Slide out menu but players press and hold the button to select the color.
We’re going to try out both options to see which one feels the smoothest and hopefully we’ll have that updated in the near future! Besides game journalists we also met with some great ad networks like appsholic and seed and also met with some China localization experts. We’re definitely picking up some steam and can’t wait to meet others at our next conference in DC.
Sadly, we didn’t win the pitching contest, that honor goes to the fine gentleman of Shovelware who created a zombie, match three, tower defense hybrid game. I was able to play some at the event and it was a lot of fun. I would describe it as a match three Plants vs. Zombies type game. It’s currently in beta testing so if you’re interested, sign up!
Luminaut Dev Log
While we’ve gone a bit slower in recent months, we’re starting to pick up the pace now that we’ve brought on another programmer. A lot of our fixes are mainly aesthetic and we’re moving along at a comfortable pace. If all goes well, we should have a very polished demo in another month.
After showing off the game at PG Connects I noticed load times were quite long when going between levels. At the same time one of the programmers noticed the same thing and we are now working on loading screens so players don’t think the game crashed. We’re editing some artwork we used for our postcards for our splash screen as well.
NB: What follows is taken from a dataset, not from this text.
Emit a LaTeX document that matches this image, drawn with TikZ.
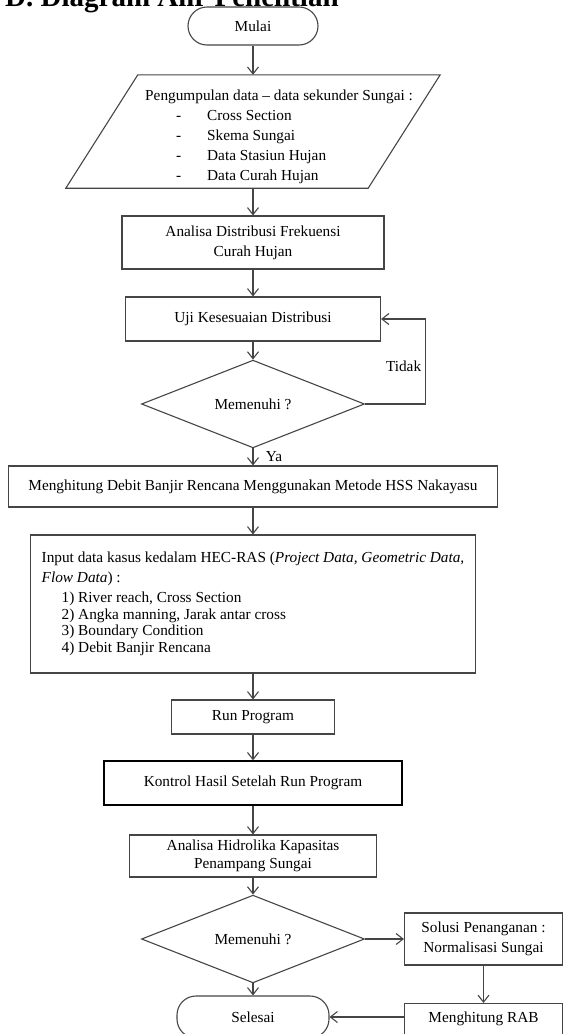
\documentclass[tikz,border=0pt]{standalone}
\usepackage{fontspec}
\setmainfont{Liberation Serif}
\usetikzlibrary{arrows.meta,shapes.geometric}
\definecolor{garis}{HTML}{454545}
\newcommand{\butir}[1]{\makebox[62pt][l]{\hspace*{31pt}-}#1}

\begin{document}
\begin{tikzpicture}[x=1pt, y=-1pt,
        font=\fontsize{15.3}{19.8}\selectfont,
        kotak/.style={draw=garis, line width=1.1pt, inner sep=0pt, align=center},
        ujung/.style={kotak, rounded corners=19pt},
        cek/.style={kotak, diamond},
        panah/.style={draw=garis, line width=1.1pt, -{Straight Barb[length=7pt,width=11pt]}}]
    \useasboundingbox (0,0) rectangle (563,1034);

    \node[anchor=base west, inner sep=0pt, font=\fontsize{29}{30}\selectfont\bfseries] (judul) at (5,6) {D. Diagram Alir Penelitian};

    \node[ujung, minimum width=130, minimum height=38] (mulai) at (253,26) {Mulai};

    \node[minimum width=302, minimum height=113, inner sep=0pt] (data) at (253,131.5) {};
    \draw[garis, line width=1.1pt] ([xshift=36pt]data.north west) -- ([xshift=36pt]data.north east)
        -- ([xshift=-36pt]data.south east) -- ([xshift=-36pt]data.south west) -- cycle;
    \node[anchor=north west, align=left, inner sep=0pt] (datatxt) at (145,90) {Pengumpulan data -- data sekunder Sungai :\\
        \butir{Cross Section}\\ \butir{Skema Sungai}\\ \butir{Data Stasiun Hujan}\\ \butir{Data Curah Hujan}};

    \node[kotak, minimum width=262, minimum height=53] (distribusi) at (253,242.5) {Analisa Distribusi Frekuensi\\Curah Hujan};
    \node[kotak, minimum width=255, minimum height=44] (uji) at (253,319) {Uji Kesesuaian Distribusi};
    \node[cek, minimum width=223, minimum height=66] (cek1) at (253,404) {Memenuhi ?};
    \node[kotak, minimum width=489, minimum height=41] (debit) at (253,486.5) {Menghitung Debit Banjir Rencana Menggunakan Metode HSS Nakayasu};
    \node[kotak, align=left, minimum width=445, minimum height=138] (hecras) at (253,604) {Input data kasus kedalam HEC-RAS (\textit{Project Data, Geometric Data,}\\
        \textit{Flow Data}) :\\
        \hspace*{20pt}1) River reach, Cross Section\\[-3.2pt]
        \hspace*{20pt}2) Angka manning, Jarak antar cross\\[-3.2pt]
        \hspace*{20pt}3) Boundary Condition\\[-3.2pt]
        \hspace*{20pt}4) Debit Banjir Rencana};
    \node[kotak, minimum width=163, minimum height=34] (run) at (253,717) {Run Program};
    \node[kotak, draw=black, line width=1.3pt, minimum width=298, minimum height=44] (kontrol) at (253,783) {Kontrol Hasil Setelah Run Program};
    \node[kotak, minimum width=247, minimum height=42, font=\fontsize{15.3}{18}\selectfont] (hidrolika) at (253,856) {Analisa Hidrolika Kapasitas\\Penampang Sungai};
    \node[cek, minimum width=223, minimum height=64] (cek2) at (253,939) {Memenuhi ?};
    \node[ujung, minimum width=152, minimum height=42] (selesai) at (253,1017) {Selesai};
    \node[kotak, minimum width=158, minimum height=52] (solusi) at (483.5,939) {Solusi Penanganan :\\Normalisasi Sungai};
    \node[kotak, anchor=north, minimum width=158, text height=19pt, text depth=21pt] (rab) at (483.5,1003) {Menghitung RAB};

    \foreach \a/\b in {mulai/data, data/distribusi, distribusi/uji, uji/cek1, debit/hecras, hecras/run,
            run/kontrol, kontrol/hidrolika, hidrolika/cek2, cek2/selesai, cek2/solusi, solusi/rab}
        \draw[panah] (\a) -- (\b);

    \draw[panah] (cek1) -- node[right, xshift=9pt] {Ya} (debit);
    \draw[panah] (cek1.east) -- ++(60,0) |- node[pos=0.22, left] {Tidak} (uji.east);
    \draw[panah] (rab.west |- selesai) -- (selesai);
\end{tikzpicture}
\end{document}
As well, we’ve implemented a new enemies: the the bludgeon blob. He’s our next attacking enemy and while he might be slow, he definitely packs a wallop. We used Clayface from Batman as a reference point for the character design.
Besides this, we’ll be streaming on Saturday at 7pm ET another level that we’ll be creating, this time for the Surrealism world. As we want to incorporate the overall themes of the art style in our game design, the surreal level will be very meandering with numerous dead ends. Don’t worry, we’ll have checkpoints.